◆ **Set exercise**:
Pull out each line of the data that includes the word "this".

◆ **Data shown**:
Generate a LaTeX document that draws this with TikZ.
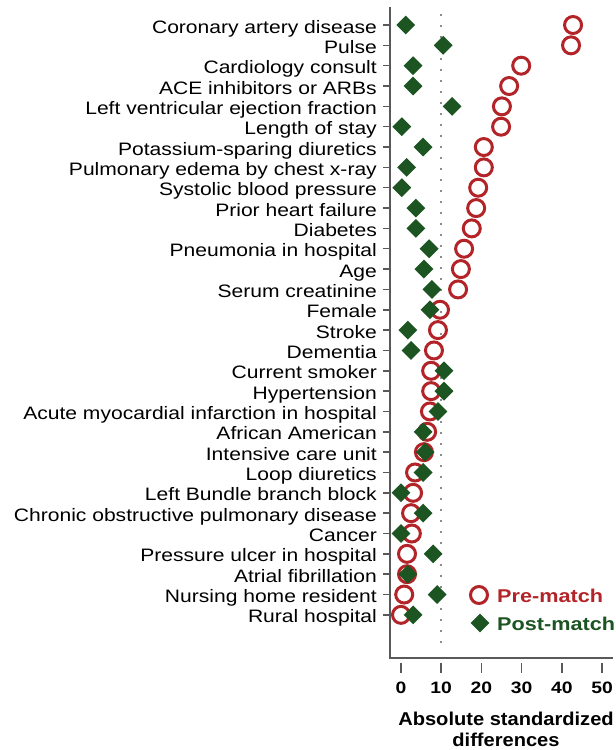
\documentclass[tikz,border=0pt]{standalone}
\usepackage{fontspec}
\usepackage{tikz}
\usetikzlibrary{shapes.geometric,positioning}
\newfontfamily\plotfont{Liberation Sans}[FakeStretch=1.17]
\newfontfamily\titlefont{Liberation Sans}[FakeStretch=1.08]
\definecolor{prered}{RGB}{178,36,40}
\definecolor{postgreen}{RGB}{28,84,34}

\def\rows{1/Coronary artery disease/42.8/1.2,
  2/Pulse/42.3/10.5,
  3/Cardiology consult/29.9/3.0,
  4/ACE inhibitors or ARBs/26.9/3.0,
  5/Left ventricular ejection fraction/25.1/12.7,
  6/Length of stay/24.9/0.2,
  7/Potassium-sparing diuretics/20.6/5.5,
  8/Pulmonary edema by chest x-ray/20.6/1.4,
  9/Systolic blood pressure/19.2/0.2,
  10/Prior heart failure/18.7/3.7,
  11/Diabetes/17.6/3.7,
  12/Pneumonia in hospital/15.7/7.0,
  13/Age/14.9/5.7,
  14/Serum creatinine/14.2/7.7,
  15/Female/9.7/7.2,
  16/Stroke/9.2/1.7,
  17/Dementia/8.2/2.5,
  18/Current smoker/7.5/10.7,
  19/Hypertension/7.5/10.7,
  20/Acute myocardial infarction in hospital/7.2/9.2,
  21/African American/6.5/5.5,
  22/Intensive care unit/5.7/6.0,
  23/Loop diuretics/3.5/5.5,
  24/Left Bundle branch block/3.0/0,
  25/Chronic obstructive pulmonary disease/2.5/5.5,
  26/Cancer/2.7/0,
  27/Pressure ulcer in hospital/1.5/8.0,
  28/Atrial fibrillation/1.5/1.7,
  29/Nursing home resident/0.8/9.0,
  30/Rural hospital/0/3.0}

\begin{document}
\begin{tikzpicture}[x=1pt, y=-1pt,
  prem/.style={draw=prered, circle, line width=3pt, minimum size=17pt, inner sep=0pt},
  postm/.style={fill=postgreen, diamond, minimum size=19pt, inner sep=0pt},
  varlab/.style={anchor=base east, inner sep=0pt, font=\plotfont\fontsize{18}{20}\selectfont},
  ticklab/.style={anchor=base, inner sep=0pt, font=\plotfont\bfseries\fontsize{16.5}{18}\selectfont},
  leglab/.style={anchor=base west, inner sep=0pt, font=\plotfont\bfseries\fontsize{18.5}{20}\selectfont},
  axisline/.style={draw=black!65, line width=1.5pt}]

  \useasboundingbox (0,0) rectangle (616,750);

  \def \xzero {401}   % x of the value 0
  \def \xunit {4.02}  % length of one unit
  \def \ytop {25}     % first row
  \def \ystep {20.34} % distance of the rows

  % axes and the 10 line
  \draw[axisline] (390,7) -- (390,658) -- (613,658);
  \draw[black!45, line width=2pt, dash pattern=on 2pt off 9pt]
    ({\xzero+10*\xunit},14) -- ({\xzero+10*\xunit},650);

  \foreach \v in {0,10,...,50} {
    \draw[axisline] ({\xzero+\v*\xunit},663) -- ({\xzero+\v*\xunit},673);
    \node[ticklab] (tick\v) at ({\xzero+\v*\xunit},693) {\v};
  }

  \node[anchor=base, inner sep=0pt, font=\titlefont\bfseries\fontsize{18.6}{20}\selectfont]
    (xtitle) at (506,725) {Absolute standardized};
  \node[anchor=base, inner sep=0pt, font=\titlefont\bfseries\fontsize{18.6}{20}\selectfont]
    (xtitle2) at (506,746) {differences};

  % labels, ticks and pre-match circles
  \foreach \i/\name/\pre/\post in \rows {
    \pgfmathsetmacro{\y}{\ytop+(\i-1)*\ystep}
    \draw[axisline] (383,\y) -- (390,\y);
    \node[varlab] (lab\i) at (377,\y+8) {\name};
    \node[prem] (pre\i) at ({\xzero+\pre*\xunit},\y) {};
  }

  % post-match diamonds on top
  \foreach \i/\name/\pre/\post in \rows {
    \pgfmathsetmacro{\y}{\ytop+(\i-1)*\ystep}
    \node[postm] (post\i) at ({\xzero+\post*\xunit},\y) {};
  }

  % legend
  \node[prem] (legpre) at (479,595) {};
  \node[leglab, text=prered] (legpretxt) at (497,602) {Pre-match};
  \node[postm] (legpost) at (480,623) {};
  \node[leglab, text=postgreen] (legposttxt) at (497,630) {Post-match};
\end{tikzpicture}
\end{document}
* * *
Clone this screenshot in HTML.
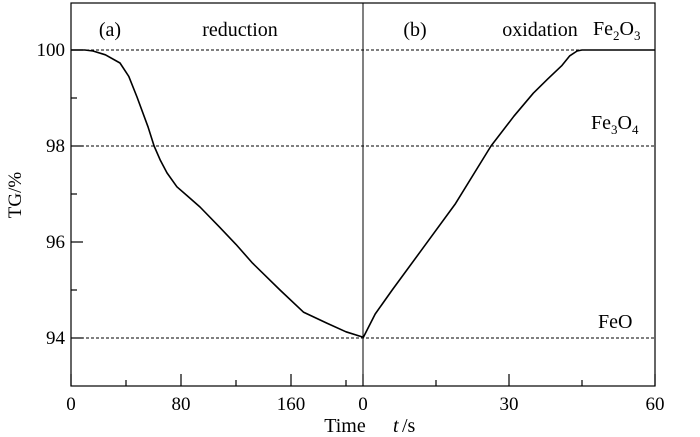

◆ **Written solution**:
Generate a LaTeX document that draws this with TikZ.
Clone this screenshot in HTML.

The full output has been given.